Currently 95% of home loans are controlled by the government using Fannie Mae, Freddie Mac, and FHA, but U.S. Congress is reviewing 3 options to overhaul home financing in this country. Below we examine how this will materially change loans and rates available to you in the future. This is part 2 in a series, here’s part 1.

3 Loan Reform Options
Fannie and Freddie buy most U.S. loans up to $729,750 after banks close them, giving banks liquidity to make new loans more quickly. It also means banks can keep rates lower because Fannie and Freddie package the loans into bonds so risk is shared by securities markets. FHA goes one step further: in exchange for lender and borrower paid mortgage insurance fees, they actually reimburse lenders if the loan goes bad, which enables lenders to offer even lower rates to consumers. The 3 reform proposals for these 3 government entities are: (1) reduce government’s home loan role to only support lower income families and rely on private markets to fill the Fannie and Freddie role, (2) involve government only in crisis, or (3) expand the FHA insurance concept to include the whole market. The market and political reality is that home finance in the U.S. will be some combination of these three options.

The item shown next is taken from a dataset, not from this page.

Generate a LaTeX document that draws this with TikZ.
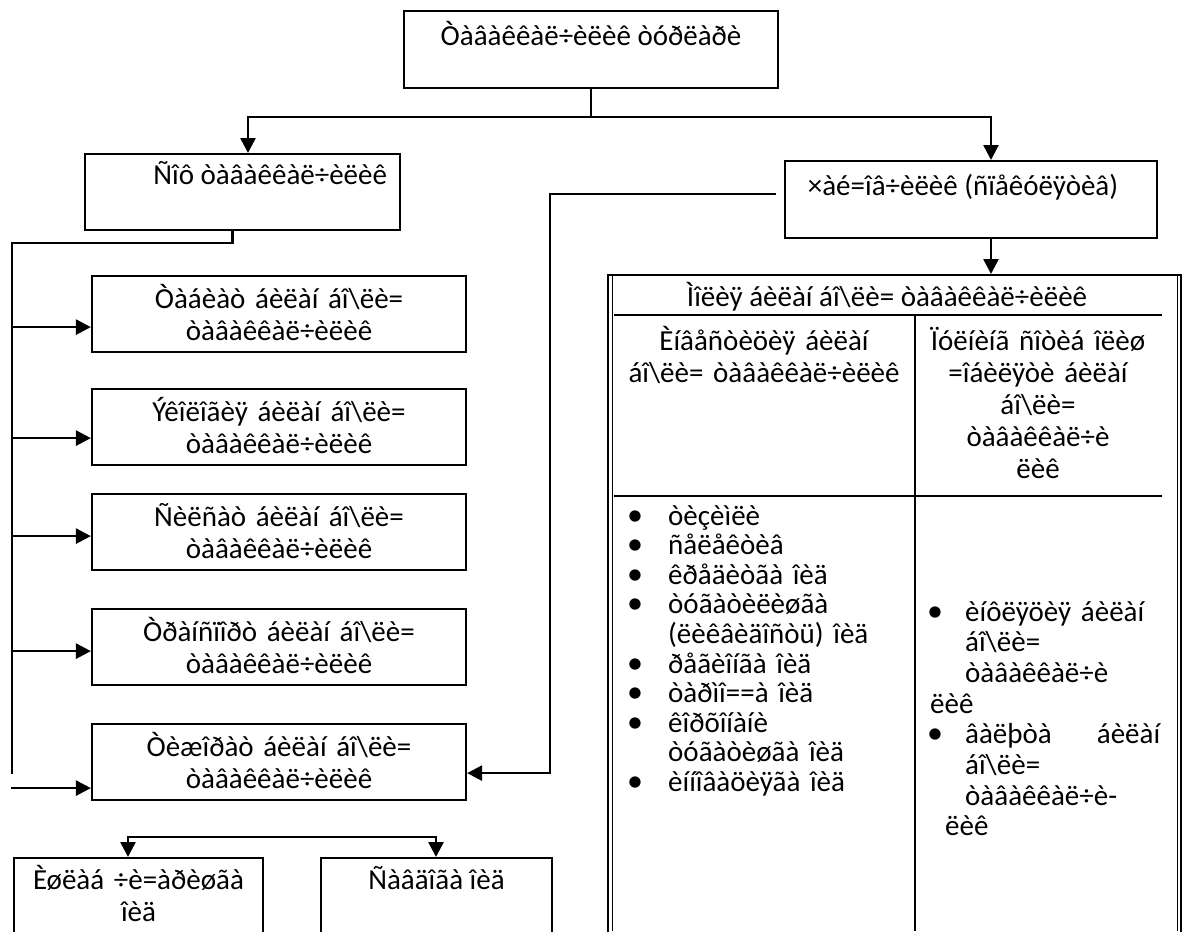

Near-Term Loan/Rate Changes
Due to political risk for all parties, we won’t see huge changes in home finance before the 2012 presidential election, but we will see Fannie and Freddie buying less from banks. Congress will likely reduce the loan caps Fannie/Freddie are eligible to buy from $729,750 to $625,500 by October. This will send the right signal to private investment firms that Fannie/Freddie market share is decreasing and give them confidence to start buying these loans from banks. After a 3.5 year drought, private investors are already beginning to buy loans again, but for now it’s Jumbo loans above $729,750. Setting up these Jumbo loan buying relationships with banks now will pave the way for expanding the relationship to lower loan amounts when Congress begins reducing loan caps later this year. For the next couple years, it means steady rates and more availability for large loans, and also slowly replaces Fannie/Freddie.

The End of 30-Year Fixed?
One fear of eliminating Fannie & Freddie is that private investors won’t have a tolerance for 30-year fixed loans, so they’ll only offer consumers loans fixed for 5, 7, or 10 years. This would mean a buyer who wants to own their home long-term must get a new loan at (potentially higher) market rates in 5, 7, or 10 years. The fear is rooted in how banks manage risk. Since rates swing so much, they prefer not lock their entire portfolio into low rates for the long term. In doing shorter-term loans, they can keep borrowers’ rates closer to market rates over time. However the Jumbo deals investors and banks are making right now are mostly for 30 year fixed loans. This suggests some faith in the ability of securitization to mitigate risk, and bodes well for availability of competitive 30-year mortgages even in a post Fannie/Freddie era.